__Written problem__
Reproduce every line in the listing that contains the word "this".

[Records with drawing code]
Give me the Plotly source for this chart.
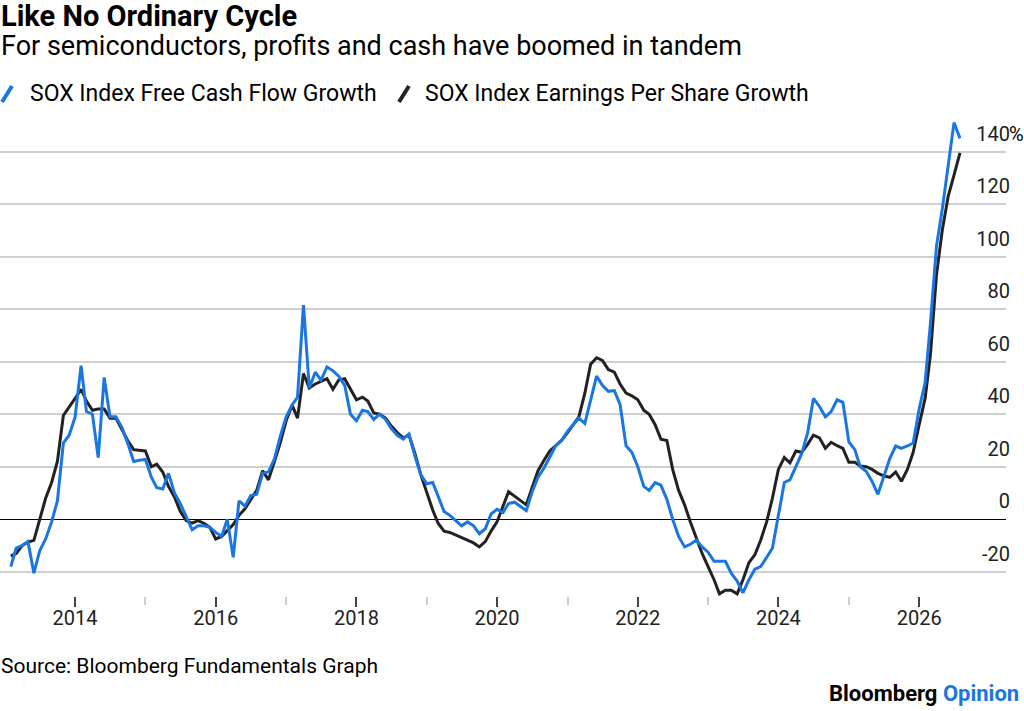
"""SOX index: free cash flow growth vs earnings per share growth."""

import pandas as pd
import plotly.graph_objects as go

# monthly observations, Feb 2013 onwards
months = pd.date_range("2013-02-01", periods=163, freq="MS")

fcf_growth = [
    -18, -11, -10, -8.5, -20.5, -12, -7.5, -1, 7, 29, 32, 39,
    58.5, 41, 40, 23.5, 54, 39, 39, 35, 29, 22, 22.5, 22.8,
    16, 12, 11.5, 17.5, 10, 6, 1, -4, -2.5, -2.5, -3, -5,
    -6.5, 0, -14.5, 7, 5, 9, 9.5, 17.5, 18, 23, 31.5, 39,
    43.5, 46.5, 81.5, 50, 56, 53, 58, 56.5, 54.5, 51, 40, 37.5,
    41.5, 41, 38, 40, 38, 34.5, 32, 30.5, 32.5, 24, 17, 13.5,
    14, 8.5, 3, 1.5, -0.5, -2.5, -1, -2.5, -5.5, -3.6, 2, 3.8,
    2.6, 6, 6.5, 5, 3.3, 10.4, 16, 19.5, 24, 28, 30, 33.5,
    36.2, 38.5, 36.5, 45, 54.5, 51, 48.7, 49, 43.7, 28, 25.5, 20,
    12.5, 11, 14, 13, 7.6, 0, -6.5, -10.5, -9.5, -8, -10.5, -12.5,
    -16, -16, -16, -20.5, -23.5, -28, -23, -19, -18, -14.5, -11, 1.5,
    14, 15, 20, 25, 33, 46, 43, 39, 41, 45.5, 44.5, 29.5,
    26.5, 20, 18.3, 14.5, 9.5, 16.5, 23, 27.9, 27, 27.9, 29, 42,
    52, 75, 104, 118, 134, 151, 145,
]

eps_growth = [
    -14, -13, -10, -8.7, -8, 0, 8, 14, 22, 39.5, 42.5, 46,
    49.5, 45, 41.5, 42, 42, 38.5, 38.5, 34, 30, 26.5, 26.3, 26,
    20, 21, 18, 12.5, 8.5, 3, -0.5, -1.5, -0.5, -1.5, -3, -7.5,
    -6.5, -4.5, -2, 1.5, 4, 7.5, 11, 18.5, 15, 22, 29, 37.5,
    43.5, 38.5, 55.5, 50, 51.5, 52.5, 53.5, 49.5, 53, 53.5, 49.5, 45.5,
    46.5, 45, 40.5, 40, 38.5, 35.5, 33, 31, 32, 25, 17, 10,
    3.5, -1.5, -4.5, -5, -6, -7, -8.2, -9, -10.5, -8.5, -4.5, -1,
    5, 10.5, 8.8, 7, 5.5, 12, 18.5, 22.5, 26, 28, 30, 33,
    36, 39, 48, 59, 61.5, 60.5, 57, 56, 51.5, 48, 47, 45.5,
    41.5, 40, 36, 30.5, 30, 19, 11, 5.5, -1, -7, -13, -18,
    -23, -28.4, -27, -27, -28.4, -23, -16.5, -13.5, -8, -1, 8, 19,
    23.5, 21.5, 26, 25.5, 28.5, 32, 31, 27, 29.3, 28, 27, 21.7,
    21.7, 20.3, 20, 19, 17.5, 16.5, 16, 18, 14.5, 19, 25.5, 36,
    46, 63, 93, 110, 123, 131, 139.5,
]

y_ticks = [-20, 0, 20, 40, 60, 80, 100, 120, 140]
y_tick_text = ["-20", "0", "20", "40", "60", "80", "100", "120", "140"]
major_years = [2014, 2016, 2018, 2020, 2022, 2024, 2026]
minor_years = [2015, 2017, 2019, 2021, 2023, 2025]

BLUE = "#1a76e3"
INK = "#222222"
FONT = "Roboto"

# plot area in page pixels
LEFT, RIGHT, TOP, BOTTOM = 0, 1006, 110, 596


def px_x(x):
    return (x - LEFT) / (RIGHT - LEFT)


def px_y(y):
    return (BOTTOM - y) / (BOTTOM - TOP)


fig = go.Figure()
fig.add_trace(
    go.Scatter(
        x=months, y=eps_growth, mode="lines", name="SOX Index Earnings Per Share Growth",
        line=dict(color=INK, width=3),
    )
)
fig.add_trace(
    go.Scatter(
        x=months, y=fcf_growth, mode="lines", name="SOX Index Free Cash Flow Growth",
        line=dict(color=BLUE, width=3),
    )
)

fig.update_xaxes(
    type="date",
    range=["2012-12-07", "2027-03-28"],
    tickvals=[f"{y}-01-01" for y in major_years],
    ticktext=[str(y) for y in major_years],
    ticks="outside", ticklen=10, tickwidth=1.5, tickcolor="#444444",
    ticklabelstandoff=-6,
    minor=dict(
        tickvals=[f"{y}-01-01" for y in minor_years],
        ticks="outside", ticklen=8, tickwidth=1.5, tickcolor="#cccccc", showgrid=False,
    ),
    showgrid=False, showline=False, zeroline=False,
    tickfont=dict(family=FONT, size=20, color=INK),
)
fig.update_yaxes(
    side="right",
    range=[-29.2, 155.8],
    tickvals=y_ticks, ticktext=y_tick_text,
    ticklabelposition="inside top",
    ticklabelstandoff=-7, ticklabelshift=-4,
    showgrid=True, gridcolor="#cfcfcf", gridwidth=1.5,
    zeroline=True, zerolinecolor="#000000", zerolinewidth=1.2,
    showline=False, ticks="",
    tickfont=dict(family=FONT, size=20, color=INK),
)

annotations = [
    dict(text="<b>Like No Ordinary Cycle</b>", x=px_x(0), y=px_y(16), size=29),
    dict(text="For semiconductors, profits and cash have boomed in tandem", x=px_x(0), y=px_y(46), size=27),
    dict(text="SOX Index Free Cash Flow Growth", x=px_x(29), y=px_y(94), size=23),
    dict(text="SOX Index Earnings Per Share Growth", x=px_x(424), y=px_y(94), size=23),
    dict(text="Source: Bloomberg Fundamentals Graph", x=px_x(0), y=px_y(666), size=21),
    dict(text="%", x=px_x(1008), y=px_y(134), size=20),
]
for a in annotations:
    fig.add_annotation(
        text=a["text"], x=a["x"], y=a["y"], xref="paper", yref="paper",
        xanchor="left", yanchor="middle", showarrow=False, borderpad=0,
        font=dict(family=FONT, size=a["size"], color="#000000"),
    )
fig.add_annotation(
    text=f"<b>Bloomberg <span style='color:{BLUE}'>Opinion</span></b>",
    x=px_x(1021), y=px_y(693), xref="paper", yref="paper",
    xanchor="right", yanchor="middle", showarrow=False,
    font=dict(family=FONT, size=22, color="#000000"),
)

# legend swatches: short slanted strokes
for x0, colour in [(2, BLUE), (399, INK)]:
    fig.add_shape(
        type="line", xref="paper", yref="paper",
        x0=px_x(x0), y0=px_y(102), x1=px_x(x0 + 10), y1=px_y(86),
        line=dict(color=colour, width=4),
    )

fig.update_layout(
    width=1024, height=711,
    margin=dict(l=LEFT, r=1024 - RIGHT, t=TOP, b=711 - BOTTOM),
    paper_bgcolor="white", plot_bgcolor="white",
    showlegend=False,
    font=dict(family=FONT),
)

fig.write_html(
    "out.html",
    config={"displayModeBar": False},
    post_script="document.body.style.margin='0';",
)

==

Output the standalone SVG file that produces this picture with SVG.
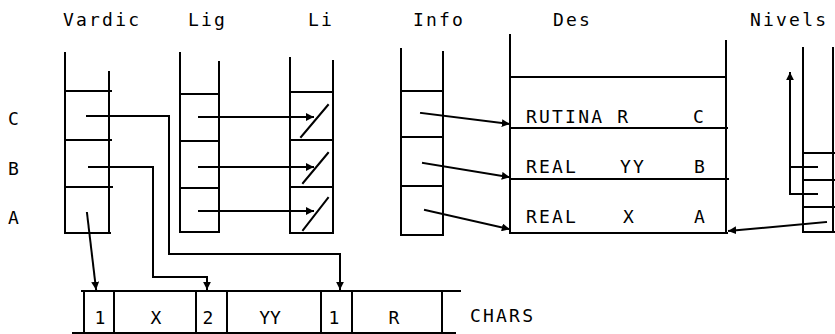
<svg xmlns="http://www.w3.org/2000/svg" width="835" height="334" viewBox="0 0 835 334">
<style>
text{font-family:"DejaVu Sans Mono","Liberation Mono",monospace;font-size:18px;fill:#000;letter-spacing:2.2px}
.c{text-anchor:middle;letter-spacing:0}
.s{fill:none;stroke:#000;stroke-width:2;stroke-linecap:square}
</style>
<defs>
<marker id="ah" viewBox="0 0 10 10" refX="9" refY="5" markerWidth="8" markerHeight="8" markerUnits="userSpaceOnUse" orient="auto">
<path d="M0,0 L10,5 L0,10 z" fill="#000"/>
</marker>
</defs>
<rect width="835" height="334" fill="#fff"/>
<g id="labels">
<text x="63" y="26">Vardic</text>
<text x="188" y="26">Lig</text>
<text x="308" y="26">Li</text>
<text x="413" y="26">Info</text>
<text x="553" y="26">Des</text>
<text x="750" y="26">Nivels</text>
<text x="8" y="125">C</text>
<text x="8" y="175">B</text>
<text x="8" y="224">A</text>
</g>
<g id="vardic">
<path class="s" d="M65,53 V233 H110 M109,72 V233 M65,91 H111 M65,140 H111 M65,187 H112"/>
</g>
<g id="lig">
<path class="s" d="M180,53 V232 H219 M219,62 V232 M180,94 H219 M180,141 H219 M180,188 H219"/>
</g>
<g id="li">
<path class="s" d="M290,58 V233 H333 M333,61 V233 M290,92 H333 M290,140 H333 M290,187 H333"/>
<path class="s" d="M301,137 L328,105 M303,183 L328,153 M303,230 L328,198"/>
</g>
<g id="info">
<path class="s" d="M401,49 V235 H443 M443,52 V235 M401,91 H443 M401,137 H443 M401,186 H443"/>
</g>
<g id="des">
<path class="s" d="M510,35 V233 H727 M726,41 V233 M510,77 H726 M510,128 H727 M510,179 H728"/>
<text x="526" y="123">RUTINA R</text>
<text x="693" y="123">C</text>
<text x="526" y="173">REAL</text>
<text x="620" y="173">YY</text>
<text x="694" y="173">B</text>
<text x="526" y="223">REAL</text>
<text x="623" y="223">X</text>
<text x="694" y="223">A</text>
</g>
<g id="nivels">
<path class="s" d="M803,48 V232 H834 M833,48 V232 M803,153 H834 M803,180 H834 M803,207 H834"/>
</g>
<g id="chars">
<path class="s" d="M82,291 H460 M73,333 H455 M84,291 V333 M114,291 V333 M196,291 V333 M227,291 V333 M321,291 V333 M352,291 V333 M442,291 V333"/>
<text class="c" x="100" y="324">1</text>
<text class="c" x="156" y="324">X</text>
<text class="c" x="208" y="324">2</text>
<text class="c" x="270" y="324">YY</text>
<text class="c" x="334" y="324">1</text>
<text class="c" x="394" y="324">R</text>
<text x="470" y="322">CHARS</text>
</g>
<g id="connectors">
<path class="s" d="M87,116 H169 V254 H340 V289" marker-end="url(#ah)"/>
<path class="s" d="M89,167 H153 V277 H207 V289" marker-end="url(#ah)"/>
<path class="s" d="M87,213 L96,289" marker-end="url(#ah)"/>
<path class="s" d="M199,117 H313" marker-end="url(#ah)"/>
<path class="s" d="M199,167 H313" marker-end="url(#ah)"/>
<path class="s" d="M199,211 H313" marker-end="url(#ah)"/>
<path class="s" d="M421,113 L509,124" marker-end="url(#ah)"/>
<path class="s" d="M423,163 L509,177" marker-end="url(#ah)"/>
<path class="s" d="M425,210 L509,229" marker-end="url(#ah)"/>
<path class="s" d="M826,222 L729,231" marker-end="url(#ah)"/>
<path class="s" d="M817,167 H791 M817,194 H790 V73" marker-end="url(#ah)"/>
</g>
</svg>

__Finished task__
Give me the Plotly source for this chart.
Output the standalone SVG file that produces this picture with SVG.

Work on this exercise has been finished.